Part of a data file:
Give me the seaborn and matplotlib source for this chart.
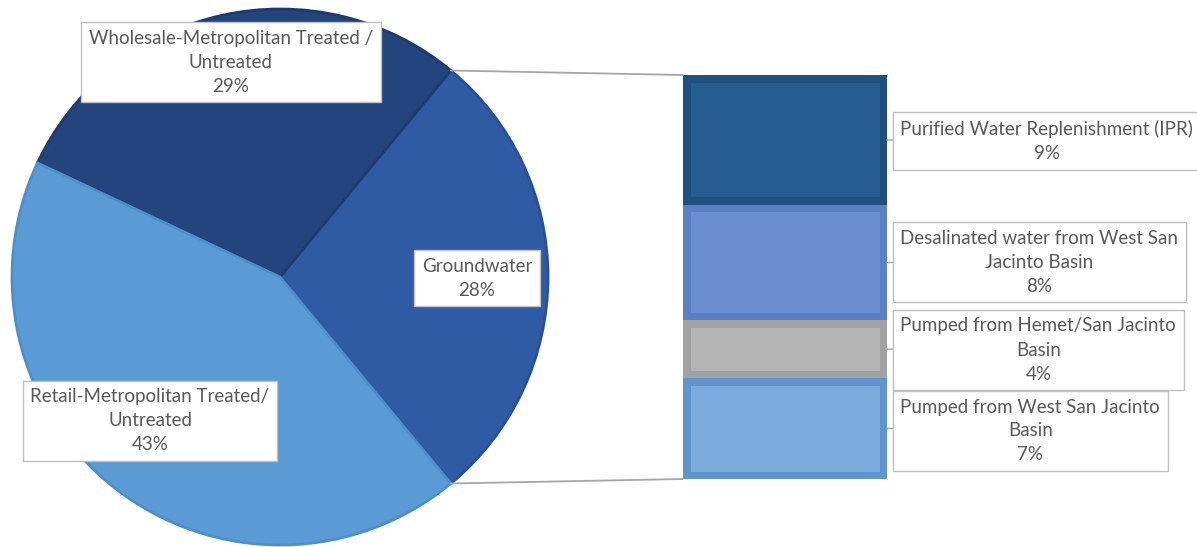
import matplotlib
matplotlib.use("Agg")
import numpy as np
import matplotlib.pyplot as plt
from matplotlib.patches import ConnectionPatch
import seaborn as sns

# ---------------- data ----------------
pie_names = ["Groundwater",
             "Wholesale-Metropolitan Treated /\nUntreated",
             "Retail-Metropolitan Treated/\nUntreated"]
pie_values = [28, 29, 43]

bar_names = ["Pumped from West San Jacinto\nBasin",
             "Pumped from Hemet/San Jacinto\nBasin",
             "Desalinated water from West San\nJacinto Basin",
             "Purified Water Replenishment (IPR)"]
bar_values = [7, 4, 8, 9]          # bottom -> top

# ---------------- style ----------------
pie_fill = ["#2F5BA5", "#23447D", "#5B9BD5"]
pie_edge = ["#28509A", "#1E3B6E", "#4E8ECB"]
bar_outer = ["#5D95CC", "#A2A2A2", "#5B7FC3", "#1F4F7D"]
bar_inner = ["#7BABDC", "#B4B4B4", "#6A8DD0", "#255E8E"]
text_color = "#595959"
box_edge = "#BFBFBF"
line_color = "#A6A6A6"

W, H = 1197, 547
sns.set_theme(style="white")
plt.rcParams['font.family'] = ['Lato', 'DejaVu Sans']
FS = 13.5
LS = 1.5

fig = plt.figure(figsize=(W / 100, H / 100), dpi=100)
fig.patch.set_facecolor("white")


def fx(px):
    return px / W


def fy(py):
    return 1 - py / H


# ---------------- pie ----------------
CX, CY, R_PX, LIM = 280, 277, 268, 1.03
half = R_PX * LIM
ax_pie = fig.add_axes([fx(CX - half), fy(CY + half), 2 * half / W, 2 * half / H])
start = -pie_values[0] / sum(pie_values) * 360 / 2
wedges, _ = ax_pie.pie(pie_values, colors=pie_fill, startangle=start,
                       counterclock=True,
                       wedgeprops=dict(linewidth=2.0))
for w, ec in zip(wedges, pie_edge):
    w.set_edgecolor(ec)
ax_pie.set_xlim(-LIM, LIM)
ax_pie.set_ylim(-LIM, LIM)
ax_pie.set_aspect("equal")
ax_pie.axis("off")

pie_label_pos = [(0.735, -0.004), (-0.183, 0.802), (-0.485, -0.537)]
for name, v, (lx, ly) in zip(pie_names, pie_values, pie_label_pos):
    ax_pie.text(lx, ly, f"{name}\n{v}%", ha="center", va="center",
                multialignment="center", color=text_color, fontsize=FS,
                linespacing=LS,
                bbox=dict(boxstyle="square,pad=0.4", fc="white",
                          ec=box_edge, lw=1.0))

# ---------------- stacked bar ----------------
BX0, BX1, BY0, BY1 = 683, 887, 75, 479
ax_bar = fig.add_axes([fx(BX0), fy(BY1), (BX1 - BX0) / W, (BY1 - BY0) / H])
total = sum(bar_values)
bw = 0.8
border_px = 7.5
bx = border_px / ((BX1 - BX0) / bw)
by = border_px / ((BY1 - BY0) / total)

bottoms = np.concatenate([[0], np.cumsum(bar_values)[:-1]])
for v, b, co, ci in zip(bar_values, bottoms, bar_outer, bar_inner):
    sns.barplot(x=[0], y=[v], bottom=b, color=co, width=bw, saturation=1,
                errorbar=None, linewidth=0, ax=ax_bar)
    sns.barplot(x=[0], y=[v - 2 * by], bottom=b + by, color=ci,
                width=bw - 2 * bx, saturation=1, errorbar=None,
                linewidth=0, ax=ax_bar)
ax_bar.set_xlim(-bw / 2, bw / 2)
ax_bar.set_ylim(0, total)
ax_bar.axis("off")

# connector lines between groundwater slice and bar
gw = wedges[0]
for ang, yb in [(gw.theta2, total), (gw.theta1, 0)]:
    t = np.deg2rad(ang)
    con = ConnectionPatch(xyA=(np.cos(t), np.sin(t)), coordsA=ax_pie.transData,
                          xyB=(-bw / 2, yb), coordsB=ax_bar.transData,
                          color=line_color, lw=1.3)
    fig.add_artist(con)

# bar labels
pad_px = 0.4 * FS * 100 / 72
bar_label_y = [431, 350, 262, 141]
for name, v, b, ly in zip(bar_names, bar_values, bottoms, bar_label_y):
    ax_bar.annotate(f"{name}\n{v}%", xy=(bw / 2, b + v / 2), xycoords="data",
                    xytext=(fx(893 + pad_px), fy(ly)), textcoords="figure fraction",
                    ha="left", va="center", multialignment="center",
                    color=text_color, fontsize=FS, linespacing=LS,
                    bbox=dict(boxstyle="square,pad=0.4", fc="white",
                              ec=box_edge, lw=1.0),
                    arrowprops=dict(arrowstyle="-", color=line_color, lw=1.0,
                                    shrinkA=0, shrinkB=0),
                    annotation_clip=False)

fig.savefig("out.png", dpi=100, facecolor="white")
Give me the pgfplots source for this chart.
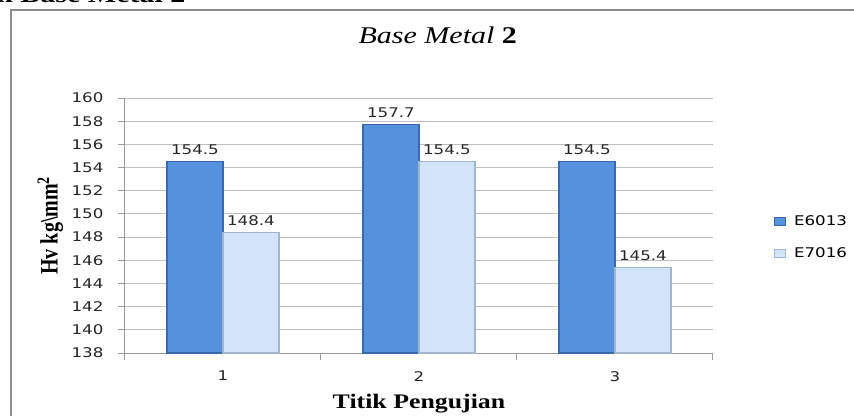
\documentclass[border=0pt]{standalone}
\usepackage{pgfplots}
\pgfplotsset{compat=1.18}
\usepackage{fontspec}
\setmainfont{Liberation Serif}
\newfontfamily\tnr[FakeStretch=1.25]{Liberation Serif}
\newfontfamily\tnrplain{Liberation Serif}
\newfontfamily\dvs[FakeStretch=1.25]{DejaVu Sans}
\definecolor{darkbar}{HTML}{5591DC}
\definecolor{darkedge}{HTML}{3A6AAE}
\definecolor{lightbar}{HTML}{D2E4FA}
\definecolor{lightedge}{HTML}{A4B6CC}
\definecolor{gridc}{HTML}{BFBFBF}
\definecolor{axc}{HTML}{9A9A9A}
\begin{document}
\begin{tikzpicture}
\useasboundingbox (0,0) rectangle (640.5pt,311.25pt);
\draw[line width=1.5pt, color=black!45] (8.6pt,-5pt) -- (8.6pt,303.4pt) -- (660pt,303.4pt);
\node[anchor=base west, font=\tnr\bfseries\fontsize{18}{20}\selectfont, inner sep=0pt] at (-3pt,309.5pt) {n Base Metal 2};
\begin{axis}[
  at={(93.75pt,46.5pt)}, anchor=south west,
  scale only axis, width=441pt, height=191.25pt,
  ybar=0pt, bar width=42pt,
  xmin=0.5, xmax=3.5, ymin=138, ymax=160,
  ytick={138,140,...,160},
  xtick={0.5,1.5,2.5,3.5}, xticklabels={},
  extra x ticks={1,2,3}, extra x tick labels={1,2,3},
  extra x tick style={major tick length=0pt, grid=none},
  axis x line*=bottom, axis y line*=left,
  axis line style={draw=axc, line width=0.75pt},
  tick align=outside, major tick length=5pt,
  tick style={draw=axc, line width=0.75pt},
  ymajorgrids, grid style={draw=gridc, line width=0.75pt},
  /pgf/number format/assume math mode=true,
  tick label style={font=\dvs\fontsize{10}{12}\selectfont, text=black!85},
  yticklabel style={anchor=east, inner sep=0pt, xshift=-11pt},
  xticklabel style={anchor=north, inner sep=0pt, yshift=-13.5pt},
  title={\textit{Base Metal} \textbf{2}},
  title style={font=\tnr\fontsize{18}{20}\selectfont, at={(axis description cs:0.532,1)}, anchor=base, yshift=35pt},
  xlabel={Titik Pengujian},
  every axis x label/.style={at={(axis description cs:0.5,0)}, anchor=center, yshift=-38pt, font=\tnr\bfseries\fontsize{15.5}{17}\selectfont},
  ylabel={Hv kg\textbackslash mm\textsuperscript{2}},
  every axis y label/.style={at={(axis description cs:0,0.5)}, xshift=-56pt, rotate=90, yscale=1.25, anchor=center, font=\tnrplain\bfseries\fontsize{15}{17}\selectfont},
  nodes near coords, point meta=explicit symbolic,
  nodes near coords style={font=\dvs\fontsize{10}{12}\selectfont, text=black!85, anchor=south, inner sep=0pt, yshift=4.5pt},
  legend style={at={(axis description cs:1.097,0.452)}, anchor=west, draw=none, fill=none,
    font=\dvs\fontsize{10}{12}\selectfont, row sep=10pt, legend cell align=left,
    nodes={inner sep=2.5pt}},
]
\addplot[fill=darkbar, draw=darkedge, line width=1pt,
  legend image code/.code={\draw[fill=darkbar, draw=darkedge, line width=0.6pt] (0pt,-3pt) rectangle (8pt,3pt); \path (11.5pt,0pt);}]
  coordinates {(1,154.5)[154.5] (2,157.7)[157.7] (3,154.5)[154.5]};
\addplot[fill=lightbar, draw=lightedge, line width=1pt,
  legend image code/.code={\draw[fill=lightbar, draw=lightedge, line width=0.6pt] (0pt,-3pt) rectangle (8pt,3pt); \path (11.5pt,0pt);}]
  coordinates {(1,148.4)[148.4] (2,154.5)[154.5] (3,145.4)[145.4]};
\legend{E6013,E7016}
\end{axis}
\end{tikzpicture}
\end{document}
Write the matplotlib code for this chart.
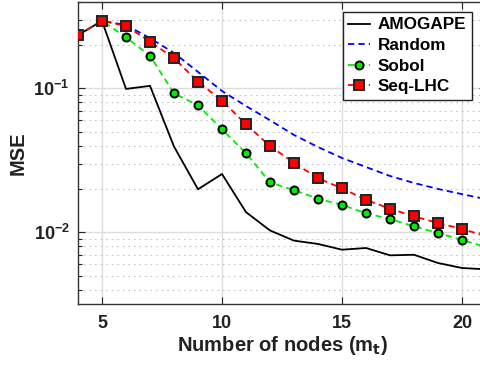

### WHAT TO PRODUCE:
From the entries above, extract each line containing "this".

### TASK OUTPUT:
Give me the seaborn and matplotlib source for this chart.
Give me the pgfplots source for this chart.
Write the matplotlib code for this chart.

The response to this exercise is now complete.